The pudding should be prepared weeks in advance. The idea is for the flavours to seep through the mix and work their magic. The alcohol acts as a preservative. Don't panic, though. If you have run out of time, you can still prepare the pudding, even on the day as long as you give it six hours to cook. Make sure you steam the pudding for six hours initially.
Granny Maude's Christmas Pudding Recipe
The ingredients above make a large pudding for the extended family. It serves 12–16 but can easily be scaled down by half for a smaller feast. Leftovers can also be kept refrigerated for several weeks or frozen for 12 months.
- 1 metre calico
- ½ cup plain flour
- String for tying
Soak cloth overnight in cold water, while making pudding, boil cloth in boiling water for 30 minutes. Ring out well. Spread the calico cloth on the table or bench and rub well with flour (40cm area only).
Christmas Pudding Ingredients
- ½ pound butter
- ½ pound brown sugar
- 4 eggs
- 1 ½ pounds mixed dried fruit
- ¾ pound plain flour
- ½ teaspoon carbonate of soda
- 2 teaspoons mixed spice
½ glass brandy or sherry
1/2 cup of almonds, see below
- Cream butter and sugar.
- Add well-beaten eggs, brandy, fruit, flour, spice and soda.
- Place in pudding cloth, gather up evenly and firmly (allowing room to swell) and tie firmly with string.
- Put lid on pan. Boil or steam quickly for 15 minutes, reduce heat and boil or steam slowly for six hours.
- Hang in a cool, dry place.
- On Christmas Day, boil for three hours.

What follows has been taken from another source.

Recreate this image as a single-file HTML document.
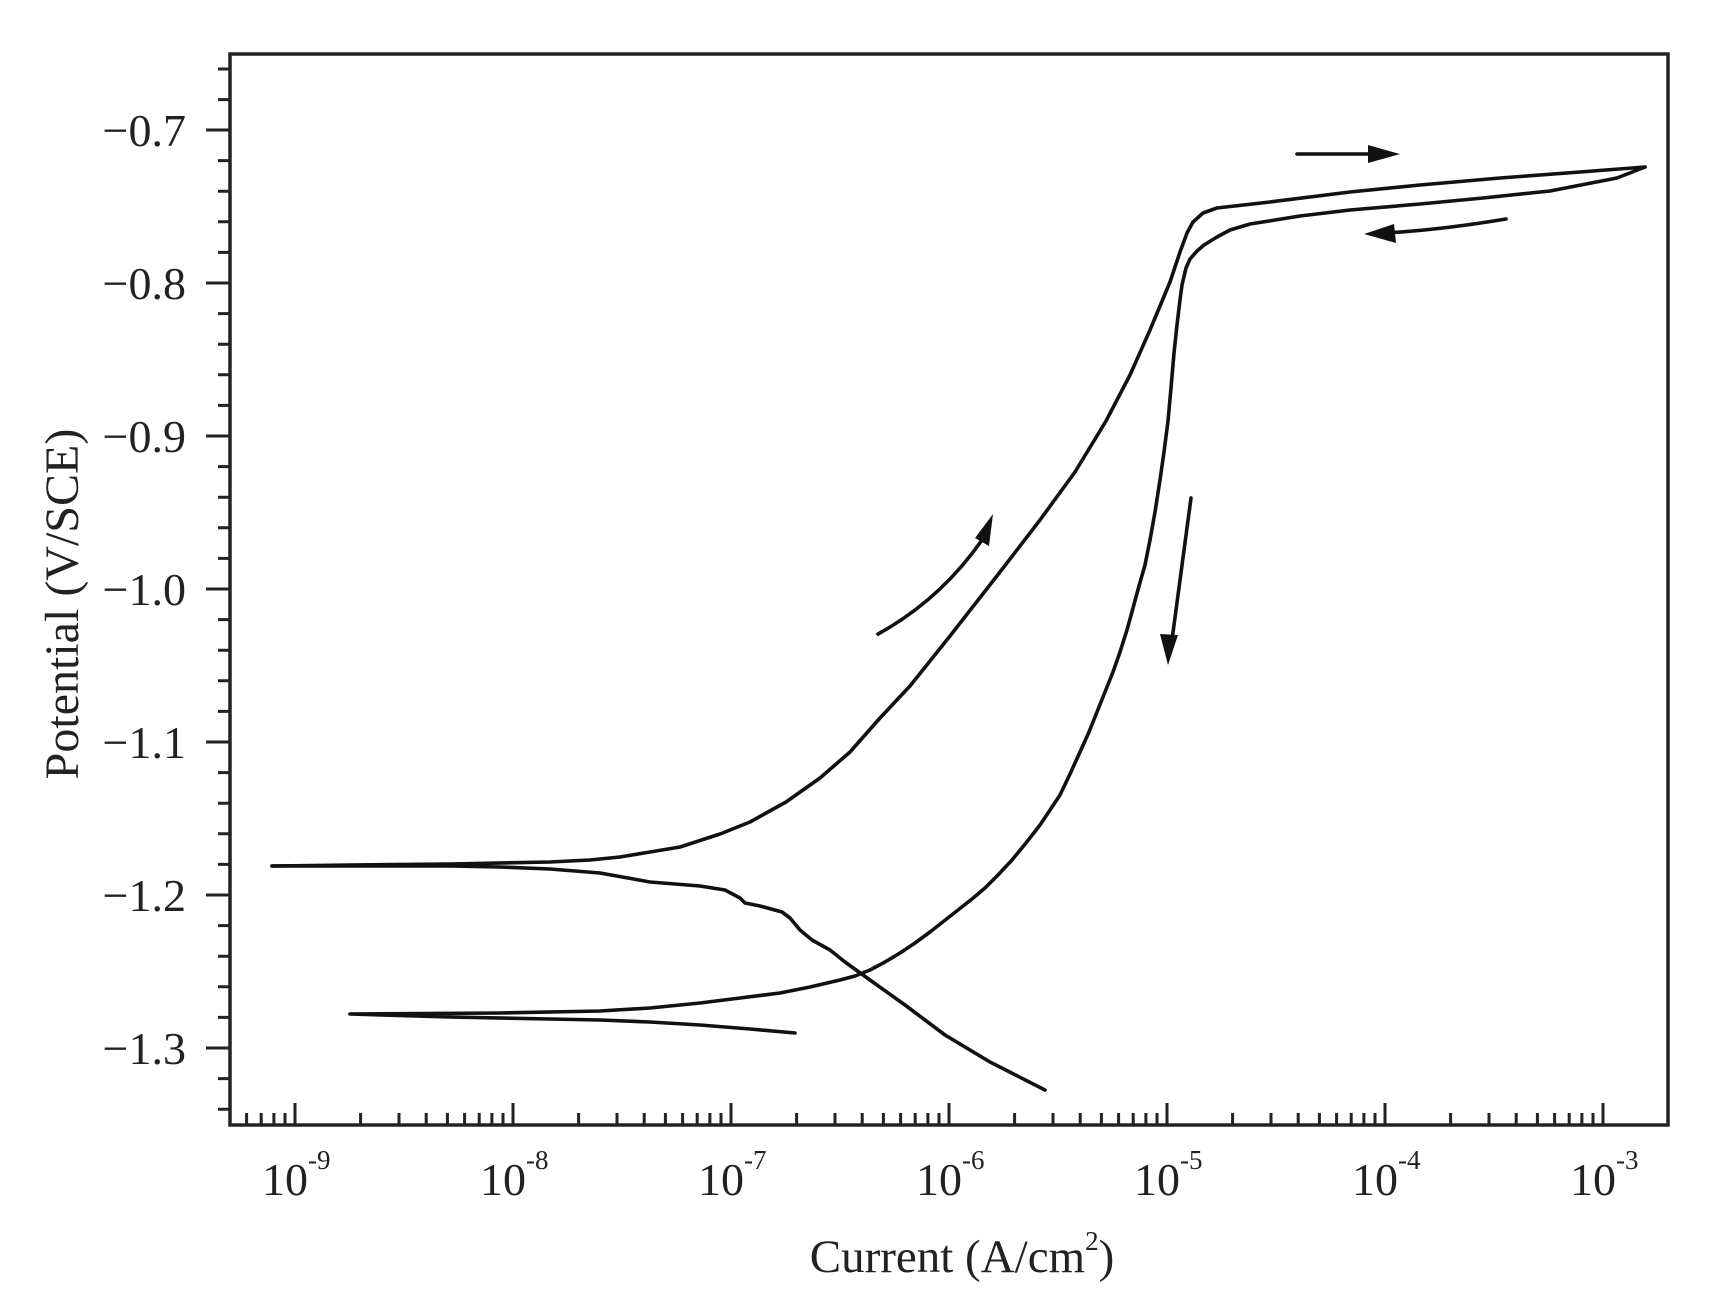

- Hang ten minutes to firm.
But Wait, There’s More
The first time I made the pudding, I forgot to read the back of the recipe, where, in my mother’s best cursive writing is the rest of the ingredients and instructions. Mum is a wonderful cook but always manages to leave something out when she shares her secrets, although she swears this is unintentional. Here's what she wrote:
Lots of luck, hope this all makes sense to you. Make sure there is someone handy to tie the pudding up very tightly so the water can’t get in. Forgot to list almonds, these weren’t in the original recipe but I always add about ½ cup, blanched and peeled ones, cut into halves. Make sure the water in pan is always about ¾ full so top up as needed.
When you take the pudding out of the water ring out as much water as you can from loose calico ends. Tie these ends up high on the string for a few days till dry. Too much cloth resting on the pudding could cause mould. That’s about it but give a me a call if you can’t make sense out of all this. Love Mum.
Christmas in Australia Is Hot
It may seem strange to sit down to a full roast dinner with steamed Christmas Pudding and hot custard when the temperature outside is soaring to 100 degrees, but that's what we did. The kitchen would be hot, the house would be hot and the food was always hot, but it didn't matter.
The women from my mother's family had handed down the tradition and so far no-one has tried to change it. My younger sister rises to the challenge now, but has the sense to bake the meat outside on the Weber.